This section deals mainly with SDS-PAGE of proteins but you should be aware that a lot of DNA sequencing work is also carried out using polyacrylamide gels. RNA is easily broken down, or ‘unstable’. This is because ‘RNAses’, enzymes whose job is to chew up RNA, are found everywhere, even in our fingerprints. Special procedures must be employed to ensure the cleanliness of all apparatus and reagents used with RNA analysis. Analysis of DNA is performed on the single-stranded form, not the double-stranded form, but even so problems may arise due to the secondary structures assumed by these molecules.

The inclusion of denaturing agents such as urea or formamide is required to unfold the DNA/RNA strand and remove the influence of shape on the mobility of the molecule.

A diagram showing the DNA molecule tightly bound at one end but open at the other, just like a zip fastener partly undone.
Denaturation of DNA by urea. Notice that the urea in effect opens the DNA molecule like a zip fastener.

Some factors affecting DNA-PAGE

The gel
Sequencing gels are poured between two long glass plates with very thin spacers (0.4 mm or thinner). Bubbles may become a problem due to pouring and they will interfere with the polymerisation of the gel leading to unusable lanes. Scrupulously clean plates, siliconising one plate and extreme care during pouring are ways to minimise bubble formation.

A line diagram of a typical DNA sequencing gel (polyacrylamide), in a vertical tank, the negative electrode chamber at the top (with the sample wells) and the positive electrode chamber at the bottom.
This is an example of a typical DNA sequencing gel (polyacrylamide).

Temperature is a critical factor in DNA-PAGE and must be kept above 40°C to avoid renaturation of the DNA even in the presence of high concentrations of urea (typically 6 - 7 M). Usually 45 - 60°C is used. To achieve this, gels are run at constant power (wattage) rather than constant voltage or current.

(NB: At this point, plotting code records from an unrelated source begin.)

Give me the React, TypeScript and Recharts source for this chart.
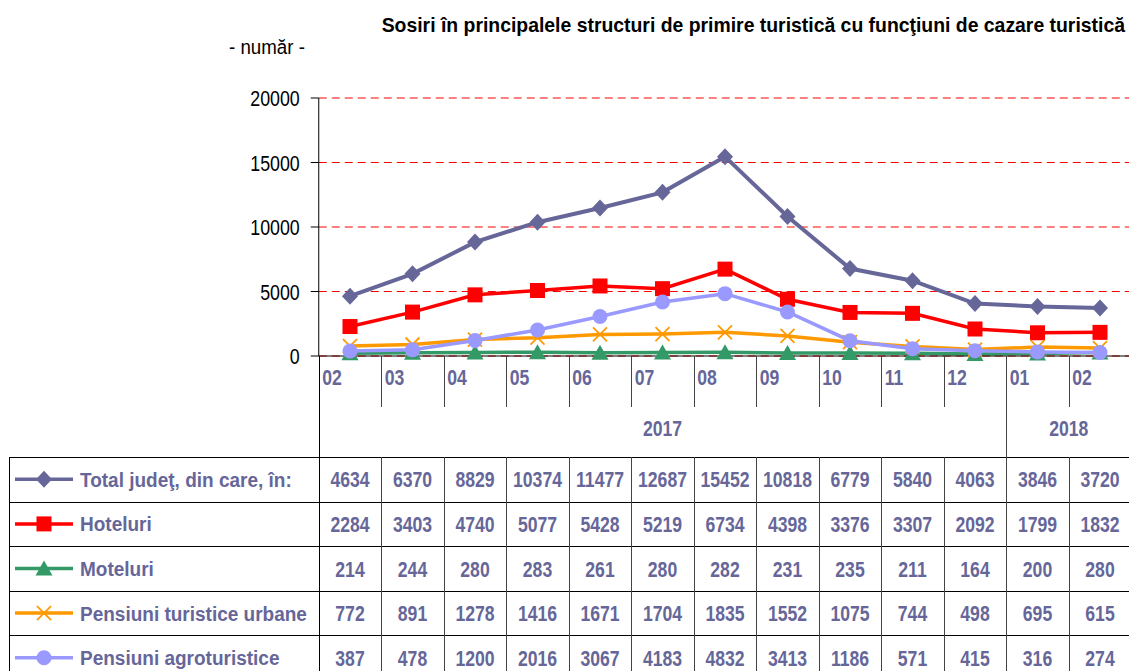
import { LineChart, Line, XAxis, YAxis, CartesianGrid } from 'recharts';

const months = ['02', '03', '04', '05', '06', '07', '08', '09', '10', '11', '12', '01', '02'];
const years = [
  { label: '2017', span: 11 },
  { label: '2018', span: 2 },
];
const total = [4634, 6370, 8829, 10374, 11477, 12687, 15452, 10818, 6779, 5840, 4063, 3846, 3720];
const hoteluri = [2284, 3403, 4740, 5077, 5428, 5219, 6734, 4398, 3376, 3307, 2092, 1799, 1832];
const moteluri = [214, 244, 280, 283, 261, 280, 282, 231, 235, 211, 164, 200, 280];
const urbane = [772, 891, 1278, 1416, 1671, 1704, 1835, 1552, 1075, 744, 498, 695, 615];
const agro = [387, 478, 1200, 2016, 3067, 4183, 4832, 3413, 1186, 571, 415, 316, 274];
const yTicks = [0, 5000, 10000, 15000, 20000];

const FONT = "'Liberation Sans', Arial, sans-serif";
const TEXT_BLUE = '#666699';

const PLOT_LEFT = 318.75;
const COL_W = 62.5;
const PLOT_TOP = 98;
const AXIS_Y = 356;
const MONTH_ROW_B = 407;
const TABLE_TOP = 457;
const ROW_H = 44.6;
const LABEL_X = 9;
const W = 1129;
const H = 671;

type Marker = 'diamond' | 'square' | 'triangle' | 'cross' | 'circle';

const series: { key: string; name: string; color: string; marker: Marker; values: number[] }[] = [
  { key: 'total', name: 'Total judeţ, din care, în:', color: '#666699', marker: 'diamond', values: total },
  { key: 'hoteluri', name: 'Hoteluri', color: '#FF0000', marker: 'square', values: hoteluri },
  { key: 'moteluri', name: 'Moteluri', color: '#339966', marker: 'triangle', values: moteluri },
  { key: 'urbane', name: 'Pensiuni turistice urbane', color: '#FF9900', marker: 'cross', values: urbane },
  { key: 'agro', name: 'Pensiuni agroturistice', color: '#9999FF', marker: 'circle', values: agro },
];

const rows = months.map((m, i) => {
  const r: Record<string, string | number> = { m };
  series.forEach((s) => (r[s.key] = s.values[i]));
  return r;
});

// crisp 1px line position
const px = (v: number) => Math.round(v) + 0.5;

function NText(props: {
  x: number; y: number; s?: number; size: number; bold?: boolean; fill?: string;
  anchor?: 'start' | 'middle' | 'end'; children: any;
}) {
  const { x, y, s = 0.8, size, bold, fill = '#000', anchor = 'start', children } = props;
  return (
    <text
      transform={`translate(${x},${y}) scale(${s},1)`}
      fontSize={size}
      fontWeight={bold ? 'bold' : 'normal'}
      fontFamily={FONT}
      fill={fill}
      textAnchor={anchor}
    >
      {children}
    </text>
  );
}

function drawMarker(marker: Marker, color: string, cx: number, cy: number, key?: string | number) {
  switch (marker) {
    case 'diamond':
      return <polygon key={key} points={`${cx},${cy - 8.5} ${cx + 8},${cy} ${cx},${cy + 8.5} ${cx - 8},${cy}`} fill={color} />;
    case 'square':
      return <rect key={key} x={cx - 7.5} y={cy - 7.5} width={15} height={15} fill={color} />;
    case 'triangle':
      return <polygon key={key} points={`${cx},${cy - 8} ${cx + 8.5},${cy + 7} ${cx - 8.5},${cy + 7}`} fill={color} />;
    case 'cross':
      return (
        <g key={key} stroke={color} strokeWidth={1.8}>
          <line x1={cx - 7} y1={cy - 7} x2={cx + 7} y2={cy + 7} />
          <line x1={cx - 7} y1={cy + 7} x2={cx + 7} y2={cy - 7} />
        </g>
      );
    default:
      return <circle key={key} cx={cx} cy={cy} r={7.5} fill={color} />;
  }
}

const MonthTick = (props: any) => {
  const { x, y, payload, index } = props;
  const right = x + COL_W / 2;
  return (
    <g>
      <NText x={x - COL_W / 2 + 3.5} y={y + 29} size={22} bold fill={TEXT_BLUE}>
        {payload.value}
      </NText>
      {index < months.length - 1 && (
        <line x1={px(right)} x2={px(right)} y1={y} y2={MONTH_ROW_B} stroke="#444" />
      )}
    </g>
  );
};

const ValueTick = (props: any) => {
  const { x, y, payload } = props;
  return (
    <NText x={x} y={y + 8} size={22} s={0.81} anchor="end">
      {payload.value}
    </NText>
  );
};

export default function App() {
  const tableRight = PLOT_LEFT + COL_W * months.length;
  let yearStart = 0;

  return (
    <div style={{ position: 'relative', width: W, height: H, overflow: 'hidden', background: '#fff' }}>
      <style>{'body{margin:0}'}</style>

      <div style={{ position: 'absolute', left: 0, top: 0 }}>
        <LineChart width={1140} height={420} data={rows} margin={{ top: PLOT_TOP, right: 1140 - tableRight, bottom: 420 - MONTH_ROW_B, left: 0 }}>
          <CartesianGrid vertical={false} stroke="#FF0000" strokeDasharray="8 5" />
          <XAxis
            dataKey="m"
            height={MONTH_ROW_B - AXIS_Y}
            interval={0}
            tickSize={0}
            tickMargin={0}
            tickLine={false}
            axisLine={{ stroke: '#000' }}
            padding={{ left: COL_W / 2, right: COL_W / 2 }}
            tick={<MonthTick />}
          />
          <YAxis
            width={PLOT_LEFT}
            domain={[0, 20000]}
            ticks={yTicks}
            interval={0}
            tickSize={8}
            tickMargin={11}
            axisLine={{ stroke: '#000' }}
            tickLine={{ stroke: '#000' }}
            tick={<ValueTick />}
          />
          {series.map((s) => (
            <Line
              key={s.key}
              dataKey={s.key}
              stroke={s.color}
              strokeWidth={s.key === 'total' ? 4 : 3.5}
              isAnimationActive={false}
              dot={(p: any) => drawMarker(s.marker, s.color, p.cx, p.cy, p.key ?? p.index)}
              activeDot={false}
            />
          ))}
        </LineChart>
      </div>

      <svg style={{ position: 'absolute', left: 0, top: 0 }} width={W} height={H}>
        <NText x={1125} y={31.5} size={20} s={0.97} bold anchor="end">
          Sosiri în principalele structuri de primire turistică cu funcţiuni de cazare turistică
        </NText>
        <NText x={229} y={54} size={19.5} s={0.96}>
          - număr -
        </NText>

        {/* year row */}
        <line x1={px(PLOT_LEFT)} x2={px(PLOT_LEFT)} y1={AXIS_Y} y2={H} stroke="#000" />
        {years.map((y) => {
          const left = PLOT_LEFT + yearStart * COL_W;
          const w = y.span * COL_W;
          yearStart += y.span;
          return (
            <g key={y.label}>
              <NText x={left + w / 2} y={436} size={22} bold fill={TEXT_BLUE} anchor="middle">
                {y.label}
              </NText>
              {left > PLOT_LEFT && <line x1={px(left)} x2={px(left)} y1={AXIS_Y} y2={TABLE_TOP} stroke="#444" />}
            </g>
          );
        })}

        {/* data table */}
        {series.map((s, r) => {
          const top = TABLE_TOP + r * ROW_H;
          const mid = top + ROW_H / 2;
          return (
            <g key={s.key}>
              <line x1={LABEL_X} x2={W} y1={px(top)} y2={px(top)} stroke="#000" />
              <line x1={15} x2={73} y1={mid} y2={mid} stroke={s.color} strokeWidth={3.5} />
              {drawMarker(s.marker, s.color, 44, mid)}
              <NText x={80} y={mid + 7.5} size={21} s={0.905} bold fill={TEXT_BLUE}>
                {s.name}
              </NText>
              {s.values.map((v, c) => (
                <NText key={c} x={PLOT_LEFT + c * COL_W + COL_W / 2} y={mid + 8} size={22} bold fill={TEXT_BLUE} anchor="middle">
                  {v}
                </NText>
              ))}
            </g>
          );
        })}
        <line x1={LABEL_X} x2={W} y1={px(TABLE_TOP + ROW_H * series.length)} y2={px(TABLE_TOP + ROW_H * series.length)} stroke="#000" />
        <line x1={px(LABEL_X)} x2={px(LABEL_X)} y1={TABLE_TOP} y2={H} stroke="#000" />
        {months.slice(1).map((_, k) => {
          const x = px(PLOT_LEFT + (k + 1) * COL_W);
          return <line key={k} x1={x} x2={x} y1={TABLE_TOP} y2={H} stroke="#444" />;
        })}
      </svg>
    </div>
  );
}
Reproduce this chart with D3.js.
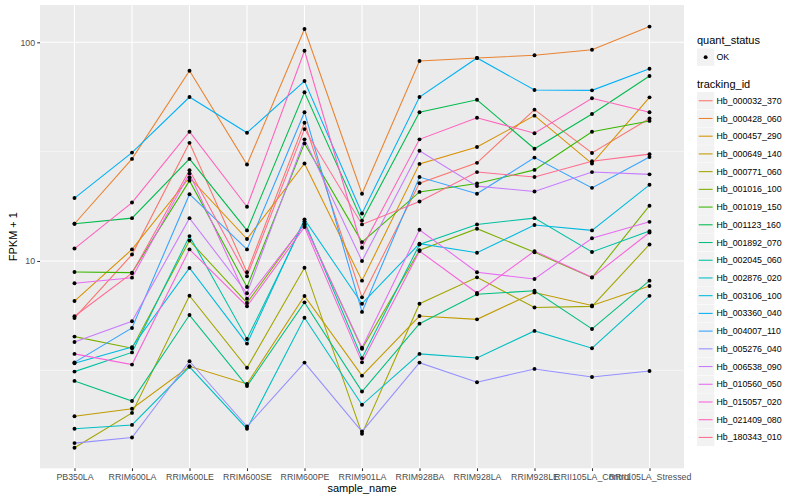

Buffer selection is important for DNA-PAGE and Tris-Borate EDTA is the buffer of choice as it has a high buffering capacity and can run at high voltages for hours without exhaustion. Sometimes Tris-Taurine EDTA buffer is used, especially where glycerol is used as part of the sample preparation process.

Buffer gradients
Buffer gradients can be employed to compress regions of the gel leading to more information from the run. For example, compressing the pattern at the bottom of the gel will allow longer runs without losing smaller bands and is a useful approach. Without such compression the bands would run off the bottom of the gel and be lost. This compression effect can be achieved by using ‘wedge’ spacers at the bottom of the gel or by using a buffer gradient coupled with a higher conductivity buffer in the lower buffer chamber.